There is an importance in diversity especially in a city such as Toronto.  Bukama and Malia are both members of the African Students Association, of which Malia is the equity director.

This gala was the opportunity the girls needed to use the Arts as a way to promote a positive representation of Black History. The gala featured two main guest speakers, which the girls managed to recruit to ensure a representation of the Arts. The first guest speaker was Professor George Elliott Clarke, a Black English professor at the University and most importantly a poet, specifically the elected Parliamentary Poet Laureate of the Parliament of Canada. Professor Clarke is able to use poetry as a way to highlight the importance of art and culture in Canada and even so more when it comes to Black cultural roots in Canada.

Absorbing culture through art forms such as poetry, spoken word and painting helps to bring awareness into our minds and aides in identity formation and reformation especially at the University. The next guest speaker was Komi Olaf who prides himself as an Afro Futurist. His art is all about representing African Women in futuristic roles and positions using a bright array of colours and elements of culture, technology and empowerment.

Olaf’s painting was featured at the gala and he specifically uses his background in architecture, drawing and even poetry and translated these elements into his paintings. The painting featured at the gala is part of his collection called Afro and it is just one piece of a larger story. The painting at the gala and which Olaf donated to the University of Toronto is entitled ‘Eve on the way to Zion.’  His inspiration for this piece all started with an image he saw online and from there he was able to add different elements to build up the painting, even referencing, two small boats at the bottom of the painting which appear to sail towards each other and he says this portrays the notion of coming together to rise.

The gala was all about having fun and producing a happy environment for its guests, which ranged from University students and faculty, to members of other on-campus associations including The Caribbean Students Association and The Black Students Association.

In terms of the long-term achievements that both Bukama and Malia want to achieve, it is about adding diversity to their student space and to hopefully see Komi Olaf’s painting hanging on the walls of the University. Both girls are in talks to get this process started and though it might be complex, both feel it is about time that Black art is featured on the walls on the University to promote cultural awareness and representation of minority groups.
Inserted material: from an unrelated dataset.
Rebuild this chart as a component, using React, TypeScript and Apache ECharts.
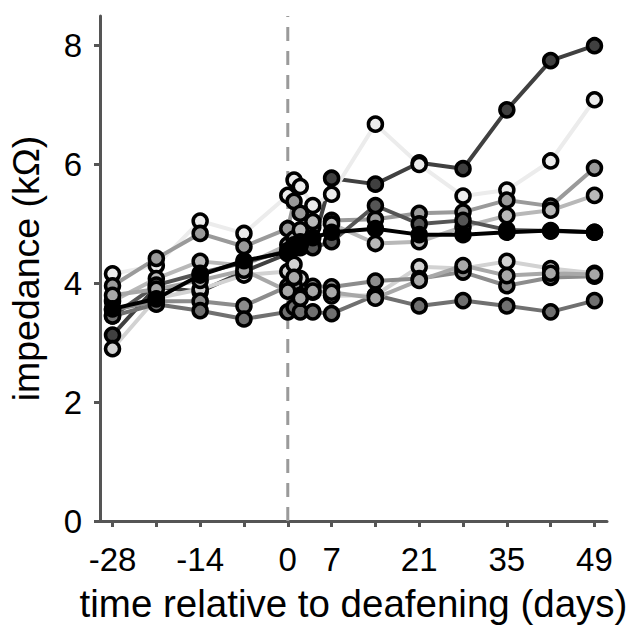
import React, { useEffect, useRef } from "react";
import * as echarts from "echarts";

// time points (days relative to deafening)
const days = [-28, -21, -14, -7, 0, 1, 2, 4, 7, 14, 21, 28, 35, 42, 49];

// individual electrode impedances (kΩ)
const elecA = [3.13, 3.94, 3.86, 4.2, 4.5, 4.62, 4.6, 4.64, 5.77, 5.67, 6.03, 5.93, 6.92, 7.75, 8.0];
const elecB = [4.16, 4.3, 5.05, 4.84, 5.48, 5.74, 5.63, 5.31, 5.5, 6.68, 6.0, 5.47, 5.57, 6.06, 7.09];
const elecC = [3.96, 4.42, 4.84, 4.62, 4.92, 5.38, 5.18, 4.95, 5.06, 5.08, 5.18, 5.2, 5.4, 5.3, 5.94];
const elecD = [3.7, 4.08, 4.37, 4.3, 4.65, 4.75, 4.9, 5.04, 5.0, 4.67, 4.7, 4.95, 5.14, 5.23, 5.48];
const elecE = [3.45, 3.97, 4.17, 4.35, 4.55, 4.65, 4.7, 4.6, 4.7, 5.31, 5.0, 5.06, 4.9, 4.88, 4.86];
const elecF = [2.9, 3.75, 3.9, 4.14, 4.2, 4.32, 4.08, 3.85, 3.79, 3.8, 4.28, 4.25, 4.37, 4.25, 4.17];
const elecG = [3.55, 3.7, 3.7, 3.62, 3.95, 3.97, 3.8, 3.95, 3.94, 4.04, 4.08, 4.19, 3.96, 4.1, 4.12];
const elecH = [3.45, 3.65, 3.54, 3.4, 3.52, 3.6, 3.52, 3.52, 3.49, 3.8, 3.62, 3.71, 3.62, 3.52, 3.71];
const elecI = [3.8, 3.9, 4.05, 4.22, 3.87, 4.1, 3.75, 3.87, 3.85, 3.75, 4.05, 4.3, 4.13, 4.17, 4.15];
const meanImpedance = [3.57, 3.74, 4.14, 4.38, 4.53, 4.59, 4.65, 4.77, 4.86, 4.92, 4.82, 4.82, 4.86, 4.89, 4.86];

// axis ticks / labels
const xTicks = [-28, -21, -14, -7, 0, 7, 14, 21, 28, 35, 42, 49];
const xTickLabels = [-28, -14, 0, 7, 21, 35, 49];
const yTickLabels = [0, 2, 4, 6, 8];

const electrodes = [
  { values: elecA, shade: "#404040" },
  { values: elecB, shade: "#ececec" },
  { values: elecC, shade: "#9a9a9a" },
  { values: elecD, shade: "#b8b8b8" },
  { values: elecE, shade: "#555555" },
  { values: elecF, shade: "#d2d2d2" },
  { values: elecG, shade: "#8c8c8c" },
  { values: elecH, shade: "#707070" },
  { values: elecI, shade: "#a8a8a8" },
];

const FONT = "Liberation Sans, Arial, Helvetica, sans-serif";

export default function App() {
  const ref = useRef<HTMLDivElement>(null);
  useEffect(() => {
    document.body.style.margin = "0";
    if (!ref.current) return;
    const chart = echarts.init(ref.current, undefined, { renderer: "svg" });
    const mk = (vals: number[], shade: string, name: string, z: number) => ({
      name,
      type: "line",
      data: days.map((d, i) => [d, vals[i]]),
      symbol: "circle",
      symbolSize: 14,
      z,
      itemStyle: { color: shade, borderColor: "#000", borderWidth: 3.5 },
      lineStyle: { color: shade, width: 4 },
      emphasis: { disabled: true },
    });
    const series: any[] = [
      {
        type: "line",
        data: [
          [0, 0],
          [0, 8.5],
        ],
        symbol: "none",
        lineStyle: { color: "#9a9a9a", width: 3, type: [14, 10] },
        z: 1,
        silent: true,
      },
      ...electrodes.map((e, i) => mk(e.values, e.shade, "e" + i, 2)),
      mk(meanImpedance, "#000000", "mean", 3),
    ];
    chart.setOption({
      animation: false,
      grid: { left: 100, right: 20, top: 16, bottom: 109, outerBoundsMode: "none" },
      xAxis: {
        type: "value",
        min: -30,
        max: 51,
        name: "time relative to deafening (days)",
        nameLocation: "middle",
        nameGap: 63,
        nameTextStyle: { fontSize: 38.5, color: "#000", fontFamily: FONT },
        axisLine: { show: true, onZero: false, lineStyle: { color: "#555", width: 3 } },
        axisTick: { show: true, customValues: xTicks, length: 6, lineStyle: { color: "#555", width: 3 } },
        axisLabel: { customValues: xTickLabels, fontSize: 33, color: "#000", margin: 22, fontFamily: FONT },
        splitLine: { show: false },
      },
      yAxis: {
        type: "value",
        min: 0,
        max: 8.5,
        name: "impedance (kΩ)",
        nameLocation: "middle",
        nameGap: 55,
        nameTextStyle: { fontSize: 37.5, color: "#000", fontFamily: FONT },
        axisLine: { show: true, onZero: false, lineStyle: { color: "#555", width: 3 } },
        axisTick: { show: true, customValues: yTickLabels, length: 6, lineStyle: { color: "#555", width: 3 } },
        axisLabel: { customValues: yTickLabels, fontSize: 33, color: "#000", margin: 18, fontFamily: FONT },
        splitLine: { show: false },
      },
      series,
    });
    return () => chart.dispose();
  }, []);
  return <div ref={ref} style={{ width: 627, height: 630 }} />;
}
As Bukama said, it is a small painting but seeing yourself represented is huge.

Bukama and Malia themselves had no idea that the final event would be so huge and both girls were almost in disbelief that all their hard work has finally come into fruition. Though they have a long way to go, it is a start for these young students. Both girls also used the gala as an opportunity to thank their two guest speakers, George Elliott Clarke and Komi Olaf with awards and most importantly their school and faculty that helped to guide them to where they are.